■ **Given exercise**: All of the lines below are to be printed again exactly; images are excluded from the output.
##########
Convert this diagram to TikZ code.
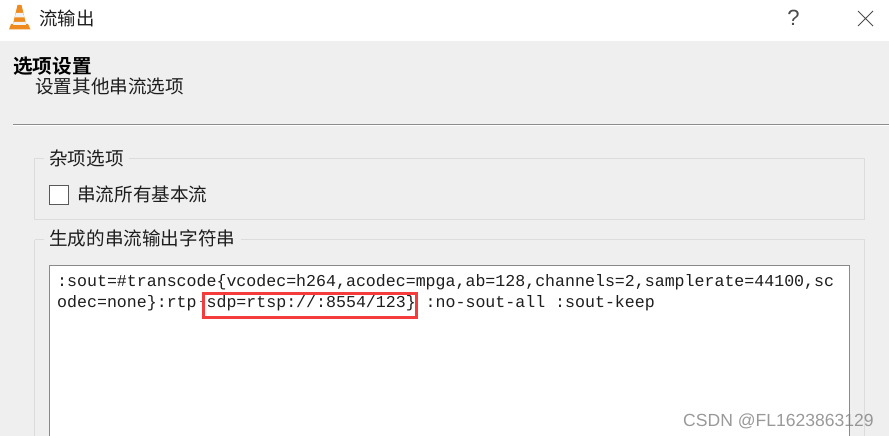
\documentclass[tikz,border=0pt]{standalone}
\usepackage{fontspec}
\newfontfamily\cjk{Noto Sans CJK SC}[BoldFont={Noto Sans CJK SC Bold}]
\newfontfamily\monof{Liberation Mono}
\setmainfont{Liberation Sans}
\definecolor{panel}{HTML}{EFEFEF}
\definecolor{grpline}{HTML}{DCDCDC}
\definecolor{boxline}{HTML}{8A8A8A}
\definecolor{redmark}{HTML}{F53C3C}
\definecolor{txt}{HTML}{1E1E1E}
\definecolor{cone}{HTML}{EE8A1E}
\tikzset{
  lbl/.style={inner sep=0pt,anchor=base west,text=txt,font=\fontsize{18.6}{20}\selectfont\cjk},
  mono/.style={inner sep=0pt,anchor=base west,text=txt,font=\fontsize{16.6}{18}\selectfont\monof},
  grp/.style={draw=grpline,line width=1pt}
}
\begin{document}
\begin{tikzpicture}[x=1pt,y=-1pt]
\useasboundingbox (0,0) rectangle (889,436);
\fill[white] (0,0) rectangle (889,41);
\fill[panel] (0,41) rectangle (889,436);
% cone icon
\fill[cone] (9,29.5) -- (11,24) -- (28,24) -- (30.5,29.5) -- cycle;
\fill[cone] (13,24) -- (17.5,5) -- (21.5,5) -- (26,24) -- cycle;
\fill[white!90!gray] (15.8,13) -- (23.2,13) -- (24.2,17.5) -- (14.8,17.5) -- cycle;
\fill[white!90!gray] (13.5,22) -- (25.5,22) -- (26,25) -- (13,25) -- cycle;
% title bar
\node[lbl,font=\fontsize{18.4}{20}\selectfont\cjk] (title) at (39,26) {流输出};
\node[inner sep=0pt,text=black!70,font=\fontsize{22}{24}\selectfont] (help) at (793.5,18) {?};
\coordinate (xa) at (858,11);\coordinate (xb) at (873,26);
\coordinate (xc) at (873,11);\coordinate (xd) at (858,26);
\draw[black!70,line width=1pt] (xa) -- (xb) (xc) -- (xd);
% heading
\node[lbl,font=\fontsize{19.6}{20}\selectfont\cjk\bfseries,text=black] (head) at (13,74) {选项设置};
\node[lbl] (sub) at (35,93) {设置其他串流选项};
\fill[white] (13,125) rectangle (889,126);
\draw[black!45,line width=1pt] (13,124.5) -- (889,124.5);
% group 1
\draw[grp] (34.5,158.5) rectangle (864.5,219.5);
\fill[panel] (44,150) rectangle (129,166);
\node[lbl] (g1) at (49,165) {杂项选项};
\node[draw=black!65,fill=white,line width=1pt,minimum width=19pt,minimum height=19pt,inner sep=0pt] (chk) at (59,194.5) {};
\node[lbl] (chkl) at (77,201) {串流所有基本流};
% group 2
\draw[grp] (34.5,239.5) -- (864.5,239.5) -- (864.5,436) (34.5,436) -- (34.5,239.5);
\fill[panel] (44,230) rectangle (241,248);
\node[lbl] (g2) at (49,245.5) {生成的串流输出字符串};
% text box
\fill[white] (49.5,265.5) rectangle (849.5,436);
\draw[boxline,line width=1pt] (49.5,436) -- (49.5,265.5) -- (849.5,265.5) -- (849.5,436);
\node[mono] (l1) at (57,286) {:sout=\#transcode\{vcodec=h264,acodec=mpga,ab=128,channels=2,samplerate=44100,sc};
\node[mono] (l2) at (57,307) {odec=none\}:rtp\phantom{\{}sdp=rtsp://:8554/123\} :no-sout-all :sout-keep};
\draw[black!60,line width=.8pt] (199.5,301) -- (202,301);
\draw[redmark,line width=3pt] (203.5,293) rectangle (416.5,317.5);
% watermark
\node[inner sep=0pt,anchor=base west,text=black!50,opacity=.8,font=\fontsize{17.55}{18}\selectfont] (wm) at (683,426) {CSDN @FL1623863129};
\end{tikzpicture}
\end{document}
##########
■ **Written reply**:
Convert this diagram to TikZ code.
\documentclass[tikz,border=0pt]{standalone}
\usepackage{fontspec}
\newfontfamily\cjk{Noto Sans CJK SC}[BoldFont={Noto Sans CJK SC Bold}]
\newfontfamily\monof{Liberation Mono}
\setmainfont{Liberation Sans}
\definecolor{panel}{HTML}{EFEFEF}
\definecolor{grpline}{HTML}{DCDCDC}
\definecolor{boxline}{HTML}{8A8A8A}
\definecolor{redmark}{HTML}{F53C3C}
\definecolor{txt}{HTML}{1E1E1E}
\definecolor{cone}{HTML}{EE8A1E}
\tikzset{
  lbl/.style={inner sep=0pt,anchor=base west,text=txt,font=\fontsize{18.6}{20}\selectfont\cjk},
  mono/.style={inner sep=0pt,anchor=base west,text=txt,font=\fontsize{16.6}{18}\selectfont\monof},
  grp/.style={draw=grpline,line width=1pt}
}
\begin{document}
\begin{tikzpicture}[x=1pt,y=-1pt]
\useasboundingbox (0,0) rectangle (889,436);
\fill[white] (0,0) rectangle (889,41);
\fill[panel] (0,41) rectangle (889,436);
% cone icon
\fill[cone] (9,29.5) -- (11,24) -- (28,24) -- (30.5,29.5) -- cycle;
\fill[cone] (13,24) -- (17.5,5) -- (21.5,5) -- (26,24) -- cycle;
\fill[white!90!gray] (15.8,13) -- (23.2,13) -- (24.2,17.5) -- (14.8,17.5) -- cycle;
\fill[white!90!gray] (13.5,22) -- (25.5,22) -- (26,25) -- (13,25) -- cycle;
% title bar
\node[lbl,font=\fontsize{18.4}{20}\selectfont\cjk] (title) at (39,26) {流输出};
\node[inner sep=0pt,text=black!70,font=\fontsize{22}{24}\selectfont] (help) at (793.5,18) {?};
\coordinate (xa) at (858,11);\coordinate (xb) at (873,26);
\coordinate (xc) at (873,11);\coordinate (xd) at (858,26);
\draw[black!70,line width=1pt] (xa) -- (xb) (xc) -- (xd);
% heading
\node[lbl,font=\fontsize{19.6}{20}\selectfont\cjk\bfseries,text=black] (head) at (13,74) {选项设置};
\node[lbl] (sub) at (35,93) {设置其他串流选项};
\fill[white] (13,125) rectangle (889,126);
\draw[black!45,line width=1pt] (13,124.5) -- (889,124.5);
% group 1
\draw[grp] (34.5,158.5) rectangle (864.5,219.5);
\fill[panel] (44,150) rectangle (129,166);
\node[lbl] (g1) at (49,165) {杂项选项};
\node[draw=black!65,fill=white,line width=1pt,minimum width=19pt,minimum height=19pt,inner sep=0pt] (chk) at (59,194.5) {};
\node[lbl] (chkl) at (77,201) {串流所有基本流};
% group 2
\draw[grp] (34.5,239.5) -- (864.5,239.5) -- (864.5,436) (34.5,436) -- (34.5,239.5);
\fill[panel] (44,230) rectangle (241,248);
\node[lbl] (g2) at (49,245.5) {生成的串流输出字符串};
% text box
\fill[white] (49.5,265.5) rectangle (849.5,436);
\draw[boxline,line width=1pt] (49.5,436) -- (49.5,265.5) -- (849.5,265.5) -- (849.5,436);
\node[mono] (l1) at (57,286) {:sout=\#transcode\{vcodec=h264,acodec=mpga,ab=128,channels=2,samplerate=44100,sc};
\node[mono] (l2) at (57,307) {odec=none\}:rtp\phantom{\{}sdp=rtsp://:8554/123\} :no-sout-all :sout-keep};
\draw[black!60,line width=.8pt] (199.5,301) -- (202,301);
\draw[redmark,line width=3pt] (203.5,293) rectangle (416.5,317.5);
% watermark
\node[inner sep=0pt,anchor=base west,text=black!50,opacity=.8,font=\fontsize{17.55}{18}\selectfont] (wm) at (683,426) {CSDN @FL1623863129};
\end{tikzpicture}
\end{document}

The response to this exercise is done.